Zaira Tas graduated from her BA Liberal Arts and Sciences: Global Challenges in 2022 and has focused her studies on environmental sustainability and development. She has a particular interest in how the environment and human society interact and affect one another. She joined the MYNA team as a consultant, working on a systematic literature review examining the relationship between religious changes and environmental changes in dryland areas. She also accompanied team members on a recent field trip to Kenya, where she assisted with project management and interviews.

Angela Kronenburg García is an anthropologist, whose work has focused on resource access and land-use change in African drylands. She contributes to the MYNA project with case-studies in Mozambique and Kenya. In northern Mozambique, she explores how the expansion of Christian commercial farming is changing land use in a region that is partly Muslim and where the local population largely depends on small-scale (subsistent) farming for a living. In Kenya, she studies how the re-start of individual land demarcation, the proliferation of Evangelical churches and changes in Maasai culture connect in Loita.

Troy Sternberg Extensive travel led to Troy’s interest in desert regions, environments and people.
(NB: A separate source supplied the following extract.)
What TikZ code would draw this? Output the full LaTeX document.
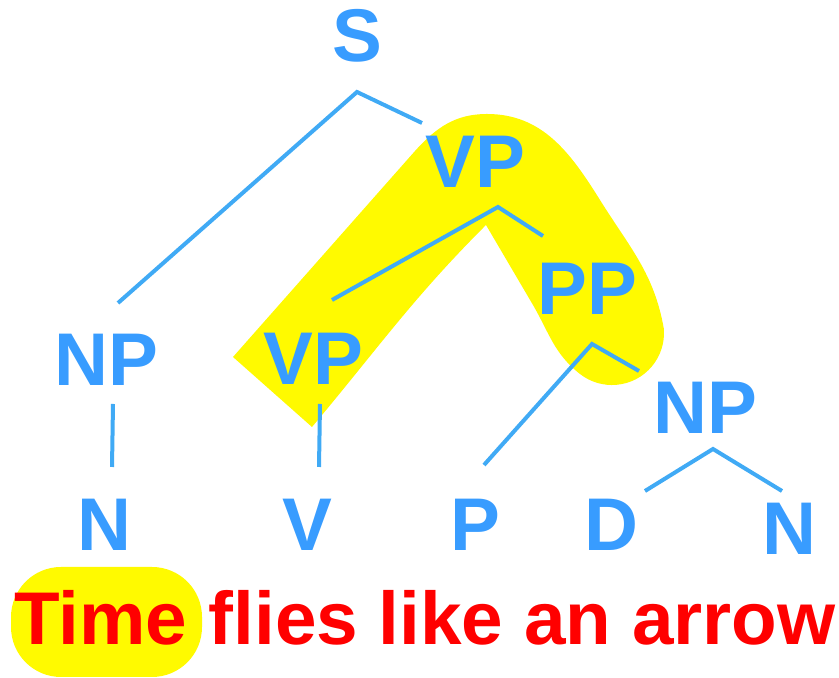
\documentclass[tikz,border=0pt]{standalone}
\usepackage{fontspec}
\setmainfont{Liberation Sans}
\usetikzlibrary{positioning}

\definecolor{catblue}{RGB}{56,156,255}
\definecolor{branchblue}{RGB}{64,170,245}
\definecolor{marker}{RGB}{255,250,0}

\tikzset{
  cat/.style={text=catblue, font=\fontsize{42.5}{50}\selectfont\bfseries, inner sep=0pt, anchor=base},
  word/.style={text=red, font=\fontsize{42.5}{50}\selectfont\bfseries, inner sep=0pt, anchor=base west},
  branch/.style={draw=branchblue, line width=0.8mm},
}

\begin{document}
\begin{tikzpicture}[x=0.2mm, y=0.2mm]
    \useasboundingbox (0,0) rectangle (839,678);

    % highlighted VP -> PP spine and the head word
    \fill[marker] (233,321) -- (415,527) to[out=48, in=180] (487,564)
        to[out=0, in=122] (600,478) to[out=-58, in=100] (663.8,349.5)
        arc[start angle=5, end angle=-128, radius=10.4mm]
        to[out=142, in=-60] (533,373) -- (486,453)
        to[out=-135, in=50] (312,251) -- cycle;
    \fill[marker, rounded corners=10mm] (11,1) rectangle (202,111);

    \node[cat] (s) at (357,616) {S};
    \node[cat] (vp1) at (475,490) {VP};
    \node[cat] (np1) at (106,292) {NP};
    \node[cat] (vp2) at (313,293) {VP};
    \node[cat] (pp) at (587,363) {PP};
    \node[cat] (np2) at (705,244) {NP};
    \node[cat] (n1) at (104,127) {N};
    \node[cat] (v) at (307,127) {V};
    \node[cat] (p) at (475,127) {P};
    \node[cat] (d) at (611,127) {D};
    \node[cat] (n2) at (789,123) {N};

    \node[word] (time) at (14,33) {Time};
    \node[word] (rest) at ([xshift=11.8pt]time.base east) {flies like an arrow};

    % forks under the phrases
    \coordinate (s-fork) at ([shift={(0,-30)}]s.base);
    \coordinate (vp1-fork) at ([shift={(23,-19)}]vp1.base);
    \coordinate (pp-fork) at ([shift={(5,-29)}]pp.base);
    \coordinate (np2-fork) at ([shift={(8,-15)}]np2.base);

    \draw[branch] ([shift={(12,83)}]np1.base) -- (s-fork) -- ([shift={(-53,65)}]vp1.base);
    \draw[branch] ([shift={(19,85)}]vp2.base) -- (vp1-fork) -- ([shift={(-44,79)}]pp.base);
    \draw[branch] ([shift={(9,86)}]p.base) -- (pp-fork) -- ([shift={(-66,63)}]np2.base);
    \draw[branch] ([shift={(34,60)}]d.base) -- (np2-fork) -- ([shift={(-7,64)}]n2.base);
    \draw[branch] ([shift={(7,-18)}]np1.base) -- ([shift={(8,84)}]n1.base);
    \draw[branch] ([shift={(7,-19)}]vp2.base) -- ([shift={(12,84)}]v.base);
\end{tikzpicture}
\end{document}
Research focuses on extreme climate hazards (drought, dzud), environments (water, steppe vegetation, desertification) and social dynamics (pastoralists, social-environmental interaction, religion and environmental change, mining and communities).

Joana Roque de Pinho is an ecologist and environmental anthropologist whose research focuses on changing West and East African sub-humid and dryland social-ecological systems; and how members of rural natural-resource reliant communities experience and understand environmental changes. She is most passionate about collaborating directly with rural community members as collaborative researchers/visual ethnographers through participatory visual research methodologies. For the MYNA project, she explores the intersection of religious transformations with livelihoods, land tenure/use changes and climatic instability. She contributes a multi-sited Kenyan case-study that explores the neglected role of religion Christianity in Maasailand’s social-ecological dynamics, and participates in the Mongolia and Mozambique case studies.